When the fragmenting endpoint or a router on the path decides that a packet should be dropped and the fragmentation process aborted, it generates a reset pseudo fragment and forwards it down the fragment path.
Each router along the path forwards the pseudo fragment in turn based on the VRB state. If an acknowledgment is not requested, the VRB and all associated states are destroyed.
Upon reception of the pseudo fragment, the reassembling endpoint cleans up all resources for the packet associated with the Datagram_Tag. If an acknowledgment is requested, the reassembling endpoint responds with a NULL bitmap.
On the other hand, the reassembling endpoint might need to abort the processing of a fragmented packet for internal reasons, for instance, if it is out of reassembly buffers, already uses all 256 possible values of the Datagram_Tag, or keeps receiving fragments beyond a reasonable time while it considers that this packet is already fully reassembled and was passed to the upper layer. In that case, the reassembling endpoint SHOULD
indicate so to the fragmenting endpoint with a NULL bitmap in an RFRAG-ACK.
The RFRAG-ACK is forwarded all the way back to the source of the packet and cleans up all resources on the path. Upon an acknowledgment with a NULL bitmap, the fragmenting endpoint MUST
abort the transmission of the fragmented datagram with one exception: in the particular case of the first fragment, it MAY
decide to retry via an alternate next hop instead.

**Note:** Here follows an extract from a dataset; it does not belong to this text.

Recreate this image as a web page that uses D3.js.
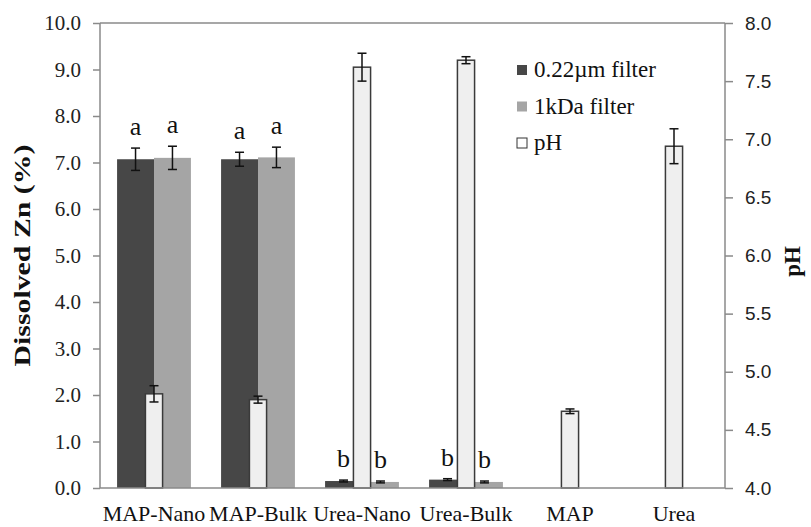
<!DOCTYPE html>
<html>
<head>
<meta charset="utf-8">
<script src="https://cdn.jsdelivr.net/npm/d3@7"></script>
<style>
  body { margin: 0; background: #fff; }
  .axis path, .axis line { stroke: #8a8a8a; stroke-width: 1.5; }
  .axisL text { font-family: "Liberation Serif", serif; font-size: 21px; fill: #222; }
  .axisR text { font-family: "Liberation Sans", sans-serif; font-size: 19px; fill: #222; }
  .xlab { font-family: "Liberation Serif", serif; font-size: 22px; fill: #111; }
  .letter { font-family: "Liberation Serif", serif; font-size: 26px; fill: #111; }
  .legend text { font-family: "Liberation Serif", serif; font-size: 23px; fill: #111; }
  .title { font-family: "Liberation Serif", serif; font-size: 23px; font-weight: bold; fill: #111; }
</style>
</head>
<body>
<div id="chart"></div>
<script>
// data
var categories = ['MAP-Nano', 'MAP-Bulk', 'Urea-Nano', 'Urea-Bulk', 'MAP', 'Urea'];
var zn022 = [7.07, 7.07, 0.15, 0.18, null, null];
var zn022Err = [0.24, 0.15, 0.02, 0.02, null, null];
var zn1k = [7.10, 7.11, 0.13, 0.13, null, null];
var zn1kErr = [0.25, 0.22, 0.02, 0.02, null, null];
var ph = [4.81, 4.76, 7.62, 7.68, 4.66, 6.94];
var phErr = [0.07, 0.03, 0.12, 0.03, 0.02, 0.15];
var sigLetters = ['a', 'a', 'b', 'b', '', ''];
var leftTicks = [0, 1, 2, 3, 4, 5, 6, 7, 8, 9, 10];
var rightTicks = [4.0, 4.5, 5.0, 5.5, 6.0, 6.5, 7.0, 7.5, 8.0];
var legendLabels = ['0.22\u00b5m filter', '1kDa filter', 'pH'];

var width = 811, height = 527;
const margin = { top: 23, right: 86, bottom: 39, left: 100 };

var colDark = '#474747', colLight = '#a5a5a5', colPh = '#efefef';

var svg = d3.select('#chart').append('svg')
  .attr('width', width)
  .attr('height', height);

var x = d3.scaleBand()
  .domain(categories)
  .range([margin.left + 2, width - margin.right + 1])
  .paddingInner(0.29)
  .paddingOuter(0.145);

var step = x.step();
var xIn = d3.scaleBand()
  .domain(['f022', 'f1k'])
  .range([0, x.bandwidth()]);

var y = d3.scaleLinear()
  .domain([0, 10])
  .range([height - margin.bottom, margin.top]);

var yPh = d3.scaleLinear()
  .domain([4, 8])
  .range([height - margin.bottom, margin.top]);

var phW = step * 0.165;

// top border of plot area
svg.append('line')
  .attr('x1', margin.left).attr('x2', width - margin.right)
  .attr('y1', margin.top).attr('y2', margin.top)
  .attr('stroke', '#8a8a8a').attr('stroke-width', 1.5);

// Zn bars
var znSeries = [
  { key: 'f022', vals: zn022, errs: zn022Err, col: colDark },
  { key: 'f1k', vals: zn1k, errs: zn1kErr, col: colLight }
];

znSeries.forEach(function(s) {
  var rows = categories.map((c, i) => ({ cat: c, v: s.vals[i], e: s.errs[i], l: sigLetters[i] }))
    .filter(d => d.v != null);

  svg.selectAll('rect.bar-' + s.key)
    .data(rows)
    .enter()
    .append('rect')
    .attr('class', 'bar-' + s.key)
    .attr('x', d => x(d.cat) + xIn(s.key))
    .attr('width', xIn.bandwidth())
    .attr('y', d => y(d.v))
    .attr('height', d => y(0) - y(d.v))
    .style('fill', s.col);
});

// pH bars (secondary axis), centered on each group
var phRows = categories.map((c, i) => ({ cat: c, v: ph[i], e: phErr[i] }));

svg.selectAll('rect.ph')
  .data(phRows)
  .enter()
  .append('rect')
  .attr('class', 'ph')
  .attr('x', d => x(d.cat) + x.bandwidth() / 2 - phW / 2)
  .attr('width', phW)
  .attr('y', d => yPh(d.v))
  .attr('height', d => yPh(4) - yPh(d.v))
  .style('fill', colPh)
  .style('stroke', '#3a3a3a')
  .style('stroke-width', 1.5);

// error bars
function errBars(rows, cx, sc) {
  var g = svg.append('g').attr('stroke', '#111').attr('stroke-width', 1.5);
  rows.forEach(function(d) {
    var xc = cx(d);
    g.append('line').attr('x1', xc).attr('x2', xc)
      .attr('y1', sc(d.v + d.e)).attr('y2', sc(d.v - d.e));
    g.append('line').attr('x1', xc - 4.5).attr('x2', xc + 4.5)
      .attr('y1', sc(d.v + d.e)).attr('y2', sc(d.v + d.e));
    g.append('line').attr('x1', xc - 4.5).attr('x2', xc + 4.5)
      .attr('y1', sc(d.v - d.e)).attr('y2', sc(d.v - d.e));
  });
}

znSeries.forEach(function(s) {
  var rows = categories.map((c, i) => ({ cat: c, v: s.vals[i], e: s.errs[i], l: sigLetters[i] }))
    .filter(d => d.v != null);
  var cx = d => x(d.cat) + xIn(s.key) + xIn.bandwidth() / 2;
  errBars(rows, cx, y);

  // significance letters
  svg.selectAll('text.letter-' + s.key)
    .data(rows)
    .enter()
    .append('text')
    .attr('class', 'letter')
    .attr('x', cx)
    .attr('y', d => y(d.v + d.e) - 13)
    .style('text-anchor', 'middle')
    .text(d => d.l);
});

errBars(phRows, d => x(d.cat) + x.bandwidth() / 2, yPh);

// axes
var yAxis = d3.axisLeft(y)
  .tickValues(leftTicks)
  .tickSize(7)
  .tickPadding(12)
  .tickFormat(d3.format('.1f'));

svg.append('g')
  .attr('class', 'axis axisL')
  .attr('transform', `translate(${margin.left},0)`)
  .call(yAxis)
  .call(g => g.select('.domain').attr('d', `M0,${margin.top}V${height - margin.bottom}`));

var yAxisR = d3.axisRight(yPh)
  .tickValues(rightTicks)
  .tickSize(8)
  .tickPadding(12)
  .tickFormat(d3.format('.1f'));

svg.append('g')
  .attr('class', 'axis axisR')
  .attr('transform', `translate(${width - margin.right},0)`)
  .call(yAxisR)
  .call(g => g.select('.domain').attr('d', `M0,${margin.top}V${height - margin.bottom}`));

// x axis line and labels
svg.append('line')
  .attr('x1', margin.left).attr('x2', width - margin.right)
  .attr('y1', y(0)).attr('y2', y(0))
  .attr('stroke', '#8a8a8a').attr('stroke-width', 1.5);

svg.selectAll('text.xlab')
  .data(categories)
  .enter()
  .append('text')
  .attr('class', 'xlab')
  .attr('x', d => x(d) + x.bandwidth() / 2)
  .attr('y', height - 6)
  .style('text-anchor', 'middle')
  .text(d => d);

// axis titles
svg.append('text')
  .attr('class', 'title')
  .attr('transform', `translate(30, ${(margin.top + height - margin.bottom) / 2}) rotate(-90)`)
  .style('text-anchor', 'middle')
  .attr('textLength', 222)
  .attr('lengthAdjust', 'spacingAndGlyphs')
  .text('Dissolved Zn (%)');

svg.append('text')
  .attr('class', 'title')
  .attr('transform', `translate(800, ${(margin.top + height - margin.bottom) / 2 + 6}) rotate(-90)`)
  .style('text-anchor', 'middle')
  .text('pH');

// legend
var legend = svg.append('g').attr('class', 'legend').attr('transform', 'translate(517, 70)');
var legCols = [colDark, colLight, '#fff'];
legendLabels.forEach(function(t, i) {
  legend.append('rect')
    .attr('x', 0).attr('y', i * 36.5 - 5)
    .attr('width', 10).attr('height', 10)
    .style('fill', legCols[i])
    .style('stroke', i == 2 ? '#333' : 'none')
    .style('stroke-width', 1);
  legend.append('text')
    .attr('x', 17).attr('y', i * 36.5 + 7)
    .text(t);
});
</script>
</body>
</html>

The text above can be read with the assumption of a serial path between a source and a destination. The IPv6 over the TSCH mode of IEEE 802.15.4e (6TiSCH) architecture (see [6TiSCH
]) defines the concept of a Track that can be a complex path between a source and a destination with Packet ARQ, Replication, Elimination, and Overhearing (PAREO) along the Track. This specification can be used along any subset of the complex Track where the first fragment is flooded. The last RFRAG Acknowledgment is flooded on that same subset in the reverse direction. Intermediate RFRAG Acknowledgments can be flooded on any sub-subset of that reverse subset that reaches back to the source.